Snipped chives for garnish

Rub the potatoes with olive oil, salt, freshly ground black pepper and paprika.    Place them in a single layer in a roasting tin and roast in an oven preheated to190 C (375 F) for 40-45 minutes until the potatoes are cooked and crisp, turning over once.

Serve sprinkled with snipped chives and kali orexi!!

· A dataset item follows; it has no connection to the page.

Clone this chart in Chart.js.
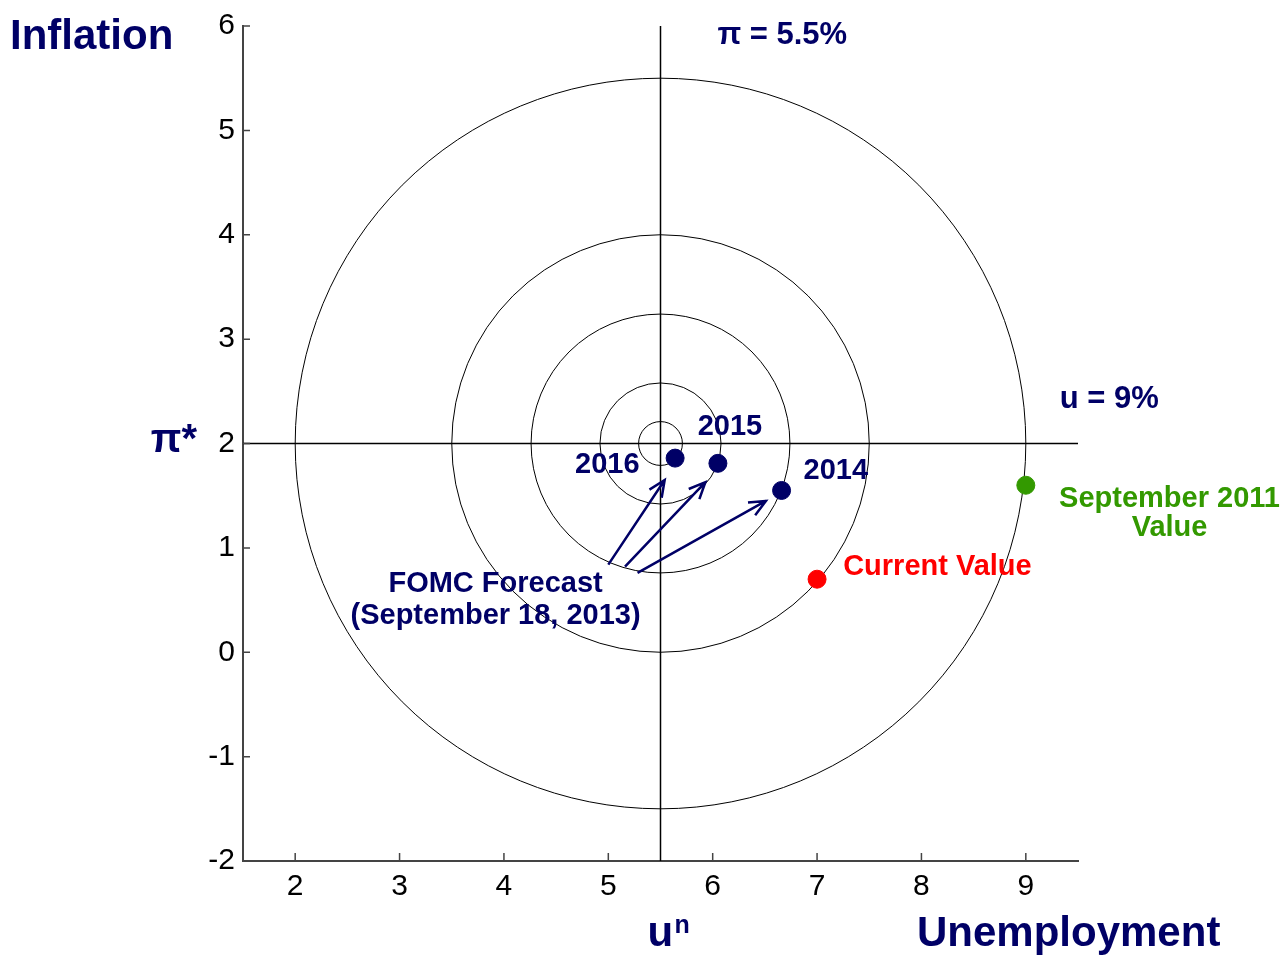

                                                    PEACH TART



Ready to Serve

I have no words for this tart.   Prepare the pastry and the peaches one day before serving.

Pastry:
300 g (10 oz) plain flour mixed with
2 tbsp icing sugar and
A pinch of salt
1 tbsp sunflower oil
150 g (5 oz) butter, chilled and diced
1-2 tbsp iced water

Peach filling:
500 g (1 lb) ripe but firm peaches, peeled, stones removed
100 g (1/2 cup) caster sugar or more
1/4 of the peel of 1 lemon
1/2 a liqueur glass Grand Marnier

Topping:
3 medium sized eggs
1 pinch salt
120 g (4 oz) caster sugar
Vanilla

60 g (2 oz) plain flour sifted with
1 bare tsp baking powder

100 g (almost 1 cup) yogurt mixed with
1/2 glass Grand Marnier



First, prepare the pastry.   Rub the oil and butter into the flour until the mixture resembles fine breadcrumbs.   Moisten with just enough iced water to bring the dough together.  Dust it with a little flour, wrap with cling film and refrigerate the dough for at least 30 minutes before using.

Meanwhile, slice the peaches and simmer very, very gently with the sugar and lemon peel until they are cooked,   Discard the peel, sprinkle with Grand Marnier and simmer for 2  minutes more, remove from the fire and set aside to cool.

Prepare the topping.   Whip the eggs, salt, sugar and vanilla until pale and doubled in bulk.   Sift the flour and baking powder over, and mix gently to combine.  Finally, fold in the yogurt/Grand Marnier mixture.

Preheat the oven to 180 C (350 F).   Roll out the pastry thinly and line a buttered tart tin.   Bake blind, covered with baking parchment and beans for 12-15 minutes.   Remove from the oven, discard the beans and set aside to cool.

Lift the peaches with a slotted spoon and arrange them attractively over the pastry shell.   Pour the topping evenly over the fruit and bake for 20-25 minutes, until puffed and golden.  Serve the tart, cut into wedges and drizzled with peach syrup.